- [SHORT EXERCISE]: Write out all the lines again, precisely as they stand, but without the images.

─── DATASET EXCERPT

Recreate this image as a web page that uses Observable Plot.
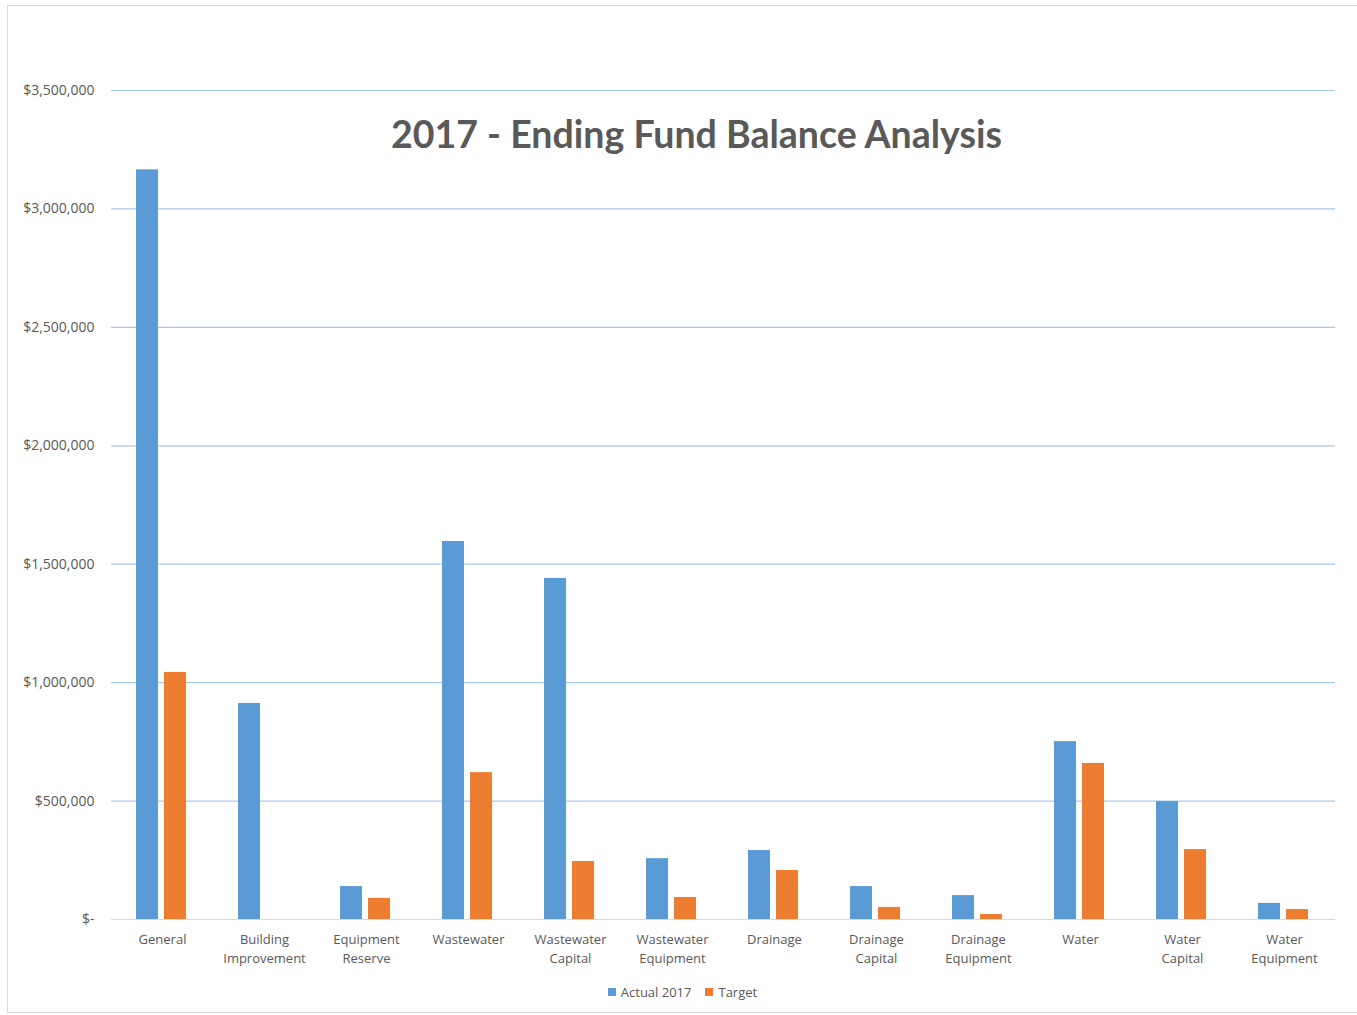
<!DOCTYPE html>
<html>
<head>
<meta charset="utf-8">
<script src="https://cdn.jsdelivr.net/npm/d3@7"></script>
<script src="https://cdn.jsdelivr.net/npm/@observablehq/plot@0.6"></script>
<style>
  html, body { margin: 0; padding: 0; background: #fff; }
  #wrap { position: relative; width: 1357px; height: 1015px; overflow: hidden; font-family: "Open Sans", sans-serif; }
  #frame { position: absolute; left: 7px; top: 5px; width: 1360px; height: 1008px; border: 1px solid #d9d9d9; border-top-color: #cfcfcf; box-sizing: border-box; }
  #chart { position: absolute; left: 0; top: 0; }
  #title { position: absolute; top: 111px; left: 391px; width: 600px; text-align: center; font-family: Lato, sans-serif; font-weight: bold; font-size: 37.5px; color: #595959; white-space: nowrap; }
  #legend { position: absolute; top: 983px; left: 8px; width: 1349px; display: flex; justify-content: center; gap: 14px; font-size: 13px; color: #595959; }
  .item { display: flex; align-items: center; gap: 5px; }
  .sw { width: 8px; height: 8px; display: inline-block; }
</style>
</head>
<body>
<div id="wrap">
  <div id="frame"></div>
  <div id="chart"></div>
  <div id="title">2017 - Ending Fund Balance Analysis</div>
  <div id="legend"></div>
</div>
<script>
const categories = ["General","Building Improvement","Equipment Reserve","Wastewater","Wastewater Capital","Wastewater Equipment","Drainage","Drainage Capital","Drainage Equipment","Water","Water Capital","Water Equipment"];
const seriesNames = ["Actual 2017", "Target"];
const actual2017 = [3165000, 912000, 139000, 1596000, 1440000, 257000, 291000, 139000, 101000, 751000, 498000, 68000];
const target = [1043000, 0, 89000, 620000, 245000, 93000, 207000, 51000, 21000, 659000, 295000, 42000];
const yTicks = [0, 500000, 1000000, 1500000, 2000000, 2500000, 3000000, 3500000];
const colors = ["#5B9BD5", "#ED7D31"];

const data = [];
categories.forEach((c, i) => {
  data.push({category: c, series: seriesNames[0], value: actual2017[i]});
  data.push({category: c, series: seriesNames[1], value: target[i]});
});

const fmt = d => d === 0 ? "$-" : "$" + d3.format(",")(d);

const chart = Plot.plot({
  width: 1357,
  height: 975,
  marginLeft: 110,
  marginRight: 22,
  marginTop: 90,
  marginBottom: 56,
  style: {fontFamily: "Open Sans, sans-serif", fontSize: "13px", color: "#595959", background: "transparent"},
  fx: {domain: categories, padding: 0, label: null},
  x: {domain: seriesNames, paddingInner: 0.2, paddingOuter: 0.86, align: 0.49, axis: null},
  y: {domain: [0, 3500000], label: null},
  color: {domain: seriesNames, range: colors},
  marks: [
    Plot.gridY(yTicks, {stroke: "#a9c9ea", strokeOpacity: 1, strokeWidth: 1.2}),
    Plot.axisY(yTicks, {tickSize: 0, tickPadding: 17, tickFormat: fmt, fill: "#595959", fontSize: 14, label: null}),
    Plot.axisFx({anchor: "bottom", tickSize: 0, tickPadding: 12, label: null, fill: "#595959", fontSize: 13, lineHeight: 1.4,
      tickFormat: d => d.replace(" ", "\n")}),
    Plot.barY(data, {fx: "category", x: "series", y: "value", fill: "series"}),
    Plot.ruleY([0], {stroke: "#d9d9d9", strokeWidth: 1.2})
  ]
});
document.getElementById("chart").appendChild(chart);

const legend = document.getElementById("legend");
seriesNames.forEach((s, i) => {
  const it = document.createElement("div");
  it.className = "item";
  const sw = document.createElement("span");
  sw.className = "sw";
  sw.style.background = colors[i];
  const t = document.createElement("span");
  t.textContent = s;
  it.appendChild(sw); it.appendChild(t);
  legend.appendChild(it);
});
</script>
</body>
</html>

──────

- [EXERCISE RESPONSE]:
Recreate this image as a web page that uses Observable Plot.
<!DOCTYPE html>
<html>
<head>
<meta charset="utf-8">
<script src="https://cdn.jsdelivr.net/npm/d3@7"></script>
<script src="https://cdn.jsdelivr.net/npm/@observablehq/plot@0.6"></script>
<style>
  html, body { margin: 0; padding: 0; background: #fff; }
  #wrap { position: relative; width: 1357px; height: 1015px; overflow: hidden; font-family: "Open Sans", sans-serif; }
  #frame { position: absolute; left: 7px; top: 5px; width: 1360px; height: 1008px; border: 1px solid #d9d9d9; border-top-color: #cfcfcf; box-sizing: border-box; }
  #chart { position: absolute; left: 0; top: 0; }
  #title { position: absolute; top: 111px; left: 391px; width: 600px; text-align: center; font-family: Lato, sans-serif; font-weight: bold; font-size: 37.5px; color: #595959; white-space: nowrap; }
  #legend { position: absolute; top: 983px; left: 8px; width: 1349px; display: flex; justify-content: center; gap: 14px; font-size: 13px; color: #595959; }
  .item { display: flex; align-items: center; gap: 5px; }
  .sw { width: 8px; height: 8px; display: inline-block; }
</style>
</head>
<body>
<div id="wrap">
  <div id="frame"></div>
  <div id="chart"></div>
  <div id="title">2017 - Ending Fund Balance Analysis</div>
  <div id="legend"></div>
</div>
<script>
const categories = ["General","Building Improvement","Equipment Reserve","Wastewater","Wastewater Capital","Wastewater Equipment","Drainage","Drainage Capital","Drainage Equipment","Water","Water Capital","Water Equipment"];
const seriesNames = ["Actual 2017", "Target"];
const actual2017 = [3165000, 912000, 139000, 1596000, 1440000, 257000, 291000, 139000, 101000, 751000, 498000, 68000];
const target = [1043000, 0, 89000, 620000, 245000, 93000, 207000, 51000, 21000, 659000, 295000, 42000];
const yTicks = [0, 500000, 1000000, 1500000, 2000000, 2500000, 3000000, 3500000];
const colors = ["#5B9BD5", "#ED7D31"];

const data = [];
categories.forEach((c, i) => {
  data.push({category: c, series: seriesNames[0], value: actual2017[i]});
  data.push({category: c, series: seriesNames[1], value: target[i]});
});

const fmt = d => d === 0 ? "$-" : "$" + d3.format(",")(d);

const chart = Plot.plot({
  width: 1357,
  height: 975,
  marginLeft: 110,
  marginRight: 22,
  marginTop: 90,
  marginBottom: 56,
  style: {fontFamily: "Open Sans, sans-serif", fontSize: "13px", color: "#595959", background: "transparent"},
  fx: {domain: categories, padding: 0, label: null},
  x: {domain: seriesNames, paddingInner: 0.2, paddingOuter: 0.86, align: 0.49, axis: null},
  y: {domain: [0, 3500000], label: null},
  color: {domain: seriesNames, range: colors},
  marks: [
    Plot.gridY(yTicks, {stroke: "#a9c9ea", strokeOpacity: 1, strokeWidth: 1.2}),
    Plot.axisY(yTicks, {tickSize: 0, tickPadding: 17, tickFormat: fmt, fill: "#595959", fontSize: 14, label: null}),
    Plot.axisFx({anchor: "bottom", tickSize: 0, tickPadding: 12, label: null, fill: "#595959", fontSize: 13, lineHeight: 1.4,
      tickFormat: d => d.replace(" ", "\n")}),
    Plot.barY(data, {fx: "category", x: "series", y: "value", fill: "series"}),
    Plot.ruleY([0], {stroke: "#d9d9d9", strokeWidth: 1.2})
  ]
});
document.getElementById("chart").appendChild(chart);

const legend = document.getElementById("legend");
seriesNames.forEach((s, i) => {
  const it = document.createElement("div");
  it.className = "item";
  const sw = document.createElement("span");
  sw.className = "sw";
  sw.style.background = colors[i];
  const t = document.createElement("span");
  t.textContent = s;
  it.appendChild(sw); it.appendChild(t);
  legend.appendChild(it);
});
</script>
</body>
</html>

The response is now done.